Rather than joining other European powers in Africa, Russia was preoccupied with colonizing and conquering Central Asia and Siberia, which they still control today. The Czar needed to concentrate his efforts in Central Asia, where he had achieved military success.
The Russian Empire failed to take part in the colonization of Africa because it had no direct access to Africa. The Russian empire had four options for reaching Africa, but each had its own set of difficulties. To get to the warm seas, Russia had to overcome a number of challenges.
For Russia, the northern route was too long, and the port of Arkhangelsk was too frozen to allow any sea boats to cut through the ice sheets. At the time, Russia did not have the resources to cut the ice and make the long trek to Africa. For the empire, the route was deemed too costly.
The other option was the Baltic sea route which required Russia to sail via Germany, Denmark, the United Kingdom, and France, all of whom had little interest in allowing the Russians to participate in African colonization.
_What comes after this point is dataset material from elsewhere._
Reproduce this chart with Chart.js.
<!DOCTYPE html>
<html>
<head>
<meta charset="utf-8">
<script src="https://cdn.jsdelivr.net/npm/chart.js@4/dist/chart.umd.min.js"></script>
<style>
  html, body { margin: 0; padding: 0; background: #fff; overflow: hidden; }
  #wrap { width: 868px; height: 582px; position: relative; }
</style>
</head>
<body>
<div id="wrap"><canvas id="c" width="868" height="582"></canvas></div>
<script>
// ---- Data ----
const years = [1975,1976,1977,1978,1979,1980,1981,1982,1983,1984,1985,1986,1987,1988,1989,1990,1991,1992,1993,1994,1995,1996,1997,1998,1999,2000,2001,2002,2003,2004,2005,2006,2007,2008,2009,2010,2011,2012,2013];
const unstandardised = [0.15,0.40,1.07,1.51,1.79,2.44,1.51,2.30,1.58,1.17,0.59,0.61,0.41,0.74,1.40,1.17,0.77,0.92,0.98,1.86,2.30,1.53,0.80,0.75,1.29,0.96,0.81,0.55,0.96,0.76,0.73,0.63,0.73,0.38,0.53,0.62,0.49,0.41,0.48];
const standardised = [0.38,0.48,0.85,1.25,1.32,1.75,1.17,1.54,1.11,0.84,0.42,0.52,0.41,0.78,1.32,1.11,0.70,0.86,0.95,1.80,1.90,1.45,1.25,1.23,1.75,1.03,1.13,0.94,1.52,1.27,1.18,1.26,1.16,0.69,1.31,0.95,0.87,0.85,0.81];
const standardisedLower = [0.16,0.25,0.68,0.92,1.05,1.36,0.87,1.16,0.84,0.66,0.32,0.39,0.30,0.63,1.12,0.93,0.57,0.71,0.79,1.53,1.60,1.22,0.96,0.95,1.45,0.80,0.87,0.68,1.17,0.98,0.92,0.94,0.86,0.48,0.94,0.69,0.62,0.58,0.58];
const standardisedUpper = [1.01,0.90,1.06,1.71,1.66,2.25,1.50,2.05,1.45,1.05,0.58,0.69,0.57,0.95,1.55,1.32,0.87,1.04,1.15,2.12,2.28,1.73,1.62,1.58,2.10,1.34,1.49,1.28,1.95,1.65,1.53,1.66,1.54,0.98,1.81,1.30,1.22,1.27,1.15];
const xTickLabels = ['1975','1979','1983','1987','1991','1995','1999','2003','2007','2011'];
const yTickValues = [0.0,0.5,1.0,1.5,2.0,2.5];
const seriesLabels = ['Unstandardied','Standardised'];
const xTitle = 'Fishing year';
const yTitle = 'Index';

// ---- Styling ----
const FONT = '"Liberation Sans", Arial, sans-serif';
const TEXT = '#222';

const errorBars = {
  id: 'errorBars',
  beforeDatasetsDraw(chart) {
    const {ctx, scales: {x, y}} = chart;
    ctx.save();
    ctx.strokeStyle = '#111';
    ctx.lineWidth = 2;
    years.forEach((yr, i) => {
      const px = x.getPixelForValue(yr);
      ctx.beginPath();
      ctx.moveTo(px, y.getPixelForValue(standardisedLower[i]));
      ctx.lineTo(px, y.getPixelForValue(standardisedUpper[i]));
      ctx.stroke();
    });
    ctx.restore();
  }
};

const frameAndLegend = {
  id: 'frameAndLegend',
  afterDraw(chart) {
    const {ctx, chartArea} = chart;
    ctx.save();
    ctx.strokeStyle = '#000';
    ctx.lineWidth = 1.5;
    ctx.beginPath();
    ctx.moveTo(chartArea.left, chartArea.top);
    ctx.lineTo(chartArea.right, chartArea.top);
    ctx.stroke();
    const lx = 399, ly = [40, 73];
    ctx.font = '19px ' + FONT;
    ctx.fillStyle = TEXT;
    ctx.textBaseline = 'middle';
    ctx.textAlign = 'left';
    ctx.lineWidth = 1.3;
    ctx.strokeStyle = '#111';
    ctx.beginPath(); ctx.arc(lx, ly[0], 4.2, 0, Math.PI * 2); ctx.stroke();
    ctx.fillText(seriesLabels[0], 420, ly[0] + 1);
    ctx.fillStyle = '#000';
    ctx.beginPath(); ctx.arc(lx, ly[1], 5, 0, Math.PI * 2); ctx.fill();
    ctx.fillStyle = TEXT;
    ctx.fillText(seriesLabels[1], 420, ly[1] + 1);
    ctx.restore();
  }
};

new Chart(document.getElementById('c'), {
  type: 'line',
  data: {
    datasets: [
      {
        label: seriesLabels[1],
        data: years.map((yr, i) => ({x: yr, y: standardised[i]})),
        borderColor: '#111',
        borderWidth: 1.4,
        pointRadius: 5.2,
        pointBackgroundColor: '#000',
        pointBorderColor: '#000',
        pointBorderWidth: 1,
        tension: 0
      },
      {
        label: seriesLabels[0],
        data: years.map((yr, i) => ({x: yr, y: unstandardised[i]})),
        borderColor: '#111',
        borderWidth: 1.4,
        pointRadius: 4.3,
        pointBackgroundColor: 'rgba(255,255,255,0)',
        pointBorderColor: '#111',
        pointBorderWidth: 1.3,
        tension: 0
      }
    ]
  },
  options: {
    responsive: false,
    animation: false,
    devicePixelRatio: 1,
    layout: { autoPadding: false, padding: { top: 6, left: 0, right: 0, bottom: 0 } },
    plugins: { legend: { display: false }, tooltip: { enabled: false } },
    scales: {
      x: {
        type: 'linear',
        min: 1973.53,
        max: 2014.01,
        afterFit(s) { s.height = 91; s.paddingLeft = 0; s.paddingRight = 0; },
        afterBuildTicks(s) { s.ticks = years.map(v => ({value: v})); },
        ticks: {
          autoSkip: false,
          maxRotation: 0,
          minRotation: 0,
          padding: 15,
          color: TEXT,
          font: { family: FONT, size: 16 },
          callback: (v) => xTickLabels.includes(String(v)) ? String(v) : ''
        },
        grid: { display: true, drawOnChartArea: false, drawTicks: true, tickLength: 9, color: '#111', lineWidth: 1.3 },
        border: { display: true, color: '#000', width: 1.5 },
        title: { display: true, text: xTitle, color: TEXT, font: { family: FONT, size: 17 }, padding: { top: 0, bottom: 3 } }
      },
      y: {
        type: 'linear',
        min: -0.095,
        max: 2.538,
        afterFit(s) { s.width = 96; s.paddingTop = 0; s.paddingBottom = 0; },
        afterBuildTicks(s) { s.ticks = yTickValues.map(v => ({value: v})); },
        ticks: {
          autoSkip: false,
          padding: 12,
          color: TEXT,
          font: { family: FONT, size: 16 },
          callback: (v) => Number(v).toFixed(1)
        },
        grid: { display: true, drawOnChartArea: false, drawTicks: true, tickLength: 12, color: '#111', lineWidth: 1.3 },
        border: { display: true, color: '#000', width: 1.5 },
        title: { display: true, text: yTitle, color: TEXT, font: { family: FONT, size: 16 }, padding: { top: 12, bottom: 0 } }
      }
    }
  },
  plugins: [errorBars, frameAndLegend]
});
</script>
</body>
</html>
The Russians were well aware that adopting the Baltic route would be met with opposition from major European countries, which further deterred them from participating in the colonization of Africa.
The third route would be crossing via the Ottoman empire. The Ottomans were Russia's bitter rivals and certainly would not have allowed them to pass. Between the 16th and the 20th centuries, the two empires fought a series of the longest European military confrontations. The Ottomans were obviously not going to help Russia's expansion in Africa.
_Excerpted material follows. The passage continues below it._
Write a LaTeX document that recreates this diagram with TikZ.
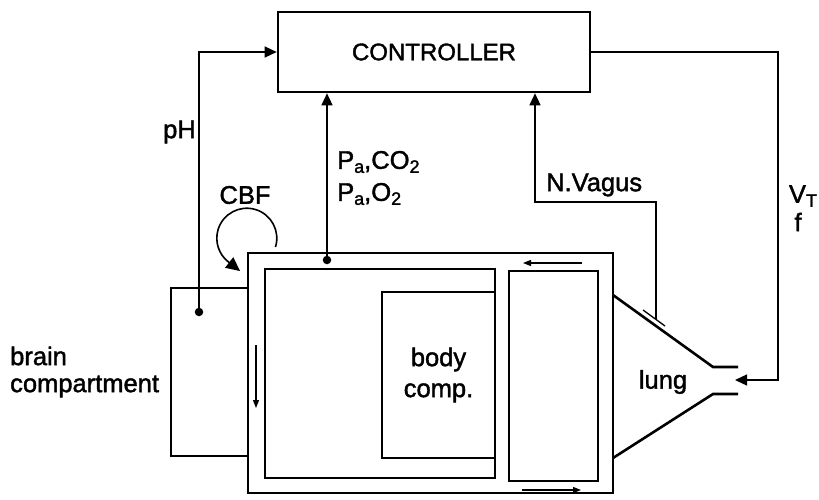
\documentclass[tikz,border=0pt]{standalone}
\usepackage{fontspec}
\setmainfont{Liberation Sans}[BoldFont={Liberation Sans},BoldFeatures={FakeBold=1.6}]
\usetikzlibrary{arrows.meta,calc}
\newcommand\mysub[1]{\raisebox{-0.3ex}{\fontsize{18}{18}\selectfont #1}}
\begin{document}
\begin{tikzpicture}[x=1pt,y=-1pt,
  box/.style={draw,line width=2.6pt,inner sep=0pt},
  sig/.style={line width=1.3pt},
  tip/.style={-{Triangle[length=12pt,width=11pt]}},
  flow/.style={line width=1.3pt,-{Triangle[length=8pt,width=6pt]}},
  lbl/.style={inner sep=0pt,font=\fontsize{25.5}{28}\selectfont\bfseries},
  dot/.style={circle,fill,inner sep=0pt,minimum size=8.5pt}]
\useasboundingbox (0,0) rectangle (819,499);
\fill[white] (0,0) rectangle (819,499);
% boxes
\node[box,minimum width=312pt,minimum height=80pt] (ctrl) at (434,52) {\fontsize{24}{28}\selectfont\bfseries CONTROLLER};
\node[box,minimum width=365pt,minimum height=240pt] (outer) at (430.5,373) {};
\node[box,minimum width=230pt,minimum height=209pt] (inner) at (380,373.5) {};
\node[box,minimum width=113pt,minimum height=166pt,align=center,font=\fontsize{25.5}{31}\selectfont\bfseries] (body) at (438.5,375) {body\\comp.};
\node[box,minimum width=89pt,minimum height=210pt] (lungbox) at (553.5,376) {};
\node[box,minimum width=77pt,minimum height=168pt] (brain) at (209.5,372) {};
% lung
\draw[line width=2.6pt] (613,295) -- (713,367) -- (738,367);
\draw[line width=2.6pt] (613,458) -- (713,394) -- (738,394);
\coordinate (mouth) at (735,380);
\node[lbl] (lung) at (663,382) {lung};
% dots
\node[dot] (phdot) at (199,312) {};
\node[dot] (padot) at (327,260) {};
% signals
\draw[sig,tip] (phdot) |- (ctrl.west);
\draw[sig,tip] (padot) -- (padot |- ctrl.south);
\coordinate (vag) at (656,319);
\coordinate (vagbend) at (535,202);
\draw[sig,tip] (vag) |- (vagbend) -- (vagbend |- ctrl.south);
\draw[sig] (643,310) -- (665,326);
\coordinate (vtcorner) at (778,380);
\draw[sig,tip] (ctrl.east) -| (vtcorner) -- (mouth);
% flow arrows
\draw[flow] (582,263) -- (523,263);
\draw[flow] (522,490) -- (581,490);
\draw[flow] (256,345) -- (256,408);
% CBF
\draw[line width=1.6pt,-{Triangle[length=14pt,width=13pt]}] (275.5,247) arc[start angle=17,end angle=-232,radius=30] -- ++(38:15);
% labels
\node[lbl,anchor=east] (ph) at (196,132) {pH};
\node[lbl] (cbf) at (245,195) {CBF};
\node[lbl,anchor=west] (paco) at (337,162) {P\mysub{a},CO\mysub{2}};
\node[lbl,anchor=west] (pao) at (337,194) {P\mysub{a},O\mysub{2}};
\node[lbl,anchor=west] (nv) at (546,185) {N.Vagus};
\node[lbl] (vt) at (803,196) {V\mysub{T}};
\node[lbl] (f) at (798,222) {f};
\node[lbl,anchor=west,align=left,font=\fontsize{25.5}{27}\selectfont\bfseries] (brainlbl) at (10,372) {brain\\compartment};
\end{tikzpicture}
\end{document}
In order to reach Africa by the fourth path, Russia had to go around the entire continent of Asia. The journey was costly because of the great distances and Russia lacked the financial wherewithal to conquer Africa. Rather than expanding westward, as many European nations did, the Russians chose to settle in Siberia and Alaska.
Despite the fact that the Russians did not have any territories in Africa, they were welcomed by other European imperialists at the Berlin conference in 1884. They were only able to attend the conference under strict restrictions. They were to help secure economic agreements and disseminate conservative Christian ideals across Africa.
Russians Cossacks An attempt to settle in the Horn of Africa
There was one incident in which Russian Cossacks under Nikolay Achinov, attempted to settle on the Horn of Africa, however the territory was already under the control of the French. These Russians thought that settling in on the Horn of Africa was a good idea. They chose Sagallo's abandoned Egyptian Fort as the site for the new Russian base. They cultivated cucumbers, melons, and tomatoes in the coming months. They also built a hospital and a school for the locals, and named the new settlement Novaya Moskva (New Moscow).
This operation was unwelcome in France that they sent an ultimatum to Achinov. Since he didn't know French, he assumed it was a kind letter from an ally. The French later attacked, killing a few Cossacks, and they raised a white flag and surrendered, subsequently returning to Russia.
Russia’s Secret Attempt to Colonize Madagascar
Before the Berlin conference, Russia attempted to annex Madagascar. Peter the Great was in charge of this top-secret endeavor. The Russians were unable to colonize Madagascar because they had insufficient knowledge of the country and it was too costly to govern a colony far from home.
Although Russia failed to colonize Africa, they built a colonial empire larger and more permanent than any European country's foray into Africa. The Russians were preoccupied with colonizing and conquering Central Asia and Siberia.